What a week it has been. After returning from an amazing dolphin trip, I went back to my daily routine. Meeting our fantastic Caribbean rebels, catching up with the guys from KISS on their farewell tour in Berlin, and now spending the weekend with our friend Christian at his uniquely cool Kessel Festival in Stuttgart. Things are going well. What else? Oh yeah, checking emails and messages after being completely offline for a week. My realization? I didn’t miss anything during that week. Absolutely nothing. My conclusion? Less time looking at my phone and more living in the moment. And this brings me to a topic that I’ve been noticing more and more, no matter where I am in the world.

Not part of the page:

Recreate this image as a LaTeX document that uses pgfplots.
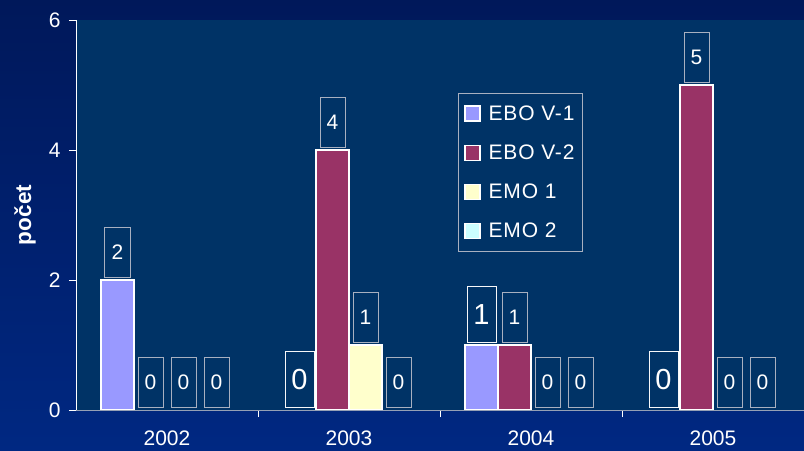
\documentclass[border=0pt]{standalone}
\usepackage{pgfplots}
\pgfplotsset{compat=1.18}
\usepackage{fontspec}
\setmainfont{Liberation Sans}
\definecolor{plotbg}{HTML}{003366}
\definecolor{bgtop}{HTML}{00185A}
\definecolor{bgbot}{HTML}{002882}
\definecolor{ebo1}{HTML}{9999FF}
\definecolor{ebo2}{HTML}{993366}
\definecolor{emo1}{HTML}{FFFFCC}
\definecolor{emo2}{HTML}{CCFFFF}
\definecolor{boxgray}{HTML}{A8B0C0}
\definecolor{axisgray}{HTML}{95A0B5}
\begin{document}
\begin{tikzpicture}
\shade[top color=bgtop, bottom color=bgbot] (0,0) rectangle (804bp,451bp);
\begin{axis}[
  at={(76bp,41bp)}, anchor=south west,
  scale only axis, width=728bp, height=390bp,
  xmin=-0.5, xmax=3.5, ymin=0, ymax=6,
  axis background/.style={fill=plotbg},
  axis lines*=left,
  x axis line style={draw=axisgray, line width=1bp},
  y axis line style={draw=white, line width=1bp},
  tick align=outside,
  major tick length=7bp,
  ytick={0,2,4,6},
  y tick style={draw=white, line width=0.8bp},
  xtick={0.5,1.5,2.5}, xticklabels={},
  x tick style={draw=white, line width=0.8bp},
  extra x ticks={0,1,2,3},
  extra x tick labels={2002,2003,2004,2005},
  extra x tick style={major tick length=0pt, tick style={draw=none}},
  /pgf/number format/assume math mode=true,
  ticklabel style={font=\fontsize{21bp}{24bp}\selectfont, text=white},
  xticklabel style={yshift=-17bp},
  yticklabel style={xshift=-5bp},
  ylabel={\bfseries počet},
  ylabel style={font=\fontsize{22.5bp}{26bp}\selectfont, text=white, at={(axis description cs:-0.070,0.5)}, anchor=center},
  legend image code/.code={\draw[#1] (0bp,-7.5bp) rectangle (15bp,7.5bp); \path (21bp,0bp);},
  legend style={at={(0.5247,0.8128)}, anchor=north west, fill=plotbg, draw=boxgray, line width=0.8bp, text=white,
    font=\fontsize{21bp}{24bp}\selectfont\addfontfeature{LetterSpace=4}, row sep=19bp, inner xsep=6bp, inner ysep=10bp},
  legend cell align=left,
  every node near coord/.append style={draw=boxgray, fill=plotbg, text=white, line width=1bp,
    font=\fontsize{21bp}{24bp}\selectfont, minimum width=25bp, minimum height=50bp, inner sep=0pt,
    anchor=south, yshift=2bp},
]
\addlegendimage{fill=ebo1, draw=white, line width=1.2bp}
\addlegendentry{EBO V-1}
\addlegendimage{fill=ebo2, draw=white, line width=1.2bp}
\addlegendentry{EBO V-2}
\addlegendimage{fill=emo1, draw=white, line width=1.2bp}
\addlegendentry{EMO 1}
\addlegendimage{fill=emo2, draw=white, line width=1.2bp}
\addlegendentry{EMO 2}
% bars (non-zero values)
\addplot[ybar, bar width=33bp, bar shift=-49.5bp, fill=ebo1, draw=white, line width=1.5bp, forget plot]
  coordinates {(0,2) (2,1)};
\addplot[ybar, bar width=33bp, bar shift=-16.5bp, fill=ebo2, draw=white, line width=1.5bp, forget plot]
  coordinates {(1,4) (2,1) (3,5)};
\addplot[ybar, bar width=33bp, bar shift=16.5bp, fill=emo1, draw=white, line width=1.5bp, forget plot]
  coordinates {(1,1)};
% value labels
\addplot[ybar, bar width=33bp, draw=none, fill=none, forget plot, nodes near coords,
  every node near coord/.append style={xshift=-49.5bp}]
  coordinates {(0,2)};
\addplot[ybar, bar width=33bp, draw=none, fill=none, forget plot, nodes near coords,
  every node near coord/.append style={xshift=-49.5bp, draw=white!90!boxgray, font=\fontsize{29bp}{32bp}\selectfont, minimum width=29bp, minimum height=56bp}]
  coordinates {(1,0) (2,1) (3,0)};
\addplot[ybar, bar width=33bp, draw=none, fill=none, forget plot, nodes near coords,
  every node near coord/.append style={xshift=-16.5bp}]
  coordinates {(0,0) (1,4) (2,1) (3,5)};
\addplot[ybar, bar width=33bp, draw=none, fill=none, forget plot, nodes near coords,
  every node near coord/.append style={xshift=16.5bp}]
  coordinates {(0,0) (1,1) (2,0) (3,0)};
\addplot[ybar, bar width=33bp, draw=none, fill=none, forget plot, nodes near coords,
  every node near coord/.append style={xshift=49.5bp}]
  coordinates {(0,0) (1,0) (2,0) (3,0)};
\end{axis}
\pgfresetboundingbox
\path[use as bounding box] (0,0) rectangle (804bp,451bp);
\end{tikzpicture}
\end{document}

It seems that in today’s society, it’s becoming increasingly challenging to find people who truly listen and communicate in a giving and taking way. Do you notice that too? Often, we find ourselves in conversations with individuals who only think about themselves or hold back and only respond when asked. There are fewer and fewer people genuinely interested in listening to others and understanding them, thus engaging in a conversation that is inspiring for both sides. Personally, I have identified three groups that I would like to share with you.
Group 1: The Egoist
People in this group enjoy talking about themselves. They are not genuinely interested in what their conversation partner has to say. They want to make an impression and assert their own opinions. Do you know such people? They never ask you any follow-up questions. They keep talking… about themselves. And from my observation, they often spew one negative nonsense after the other. Can it get any worse? Of course, it can. The deluxe version of this egoist is even worse. When these individuals don’t receive attention for too long or when others at the table engage in their own conversations, they eventually interrupt someone else’s sentence to regain control or attention.
Group 2: The Reserved
People in this group simply listen and don’t contribute anything on their own… absolutely nothing. Unless you ask them something, then they only respond to that specific question, and return to be silent again. If you ask further, they will answer the next question. No more, no less. However, having a follow-up question for you or maintaining a conversation flow is inconceivable.
Group 3: The Empath
This type of person, in my opinion, is endangered. They actively listen and ask questions to learn more about the other person. Why? Just because it’s enjoyable. Without any specific reason, they engage in a good conversation. They make comments that promote the conversation and communicate in a way that shows the other person’s importance. How the conversation unfolds then depends on which group the other person belongs to. If you belong to Group 1, you are delighted with every question and never even think of asking a follow-up question. If you belong to Group 2, you answer the question unambiguously, in a bureaucratic manner, and then go quiet again. However, if you belong to Group 3, something emerges that was once called “meaningful conversation.”
And now?
For those who have had a realization and want to move from Group 1 or 2 back to Group 3, the question arises of how to break out of self-centered communication. It’s quite simple. Focus on asking questions and listening attentively. Instead of thinking about the next question while the other person is answering, listen until they have nothing more to say. Only then should you proceed. Otherwise, you are not fully present. We, as humans, should be more willing to share our own experiences and engage in genuine conversations rather than remaining silent out of fear or frustration. Only then can we reconnect and appreciate each other sincerely. What if your conversation partner hasn’t read this newsletter and continues to operate in Group 1 or Group 2 mode? Well, I have decided for myself that this is not the person I want to spend regular time with. Because I can only change one person on this planet – myself.
With that said, I wish you a great week.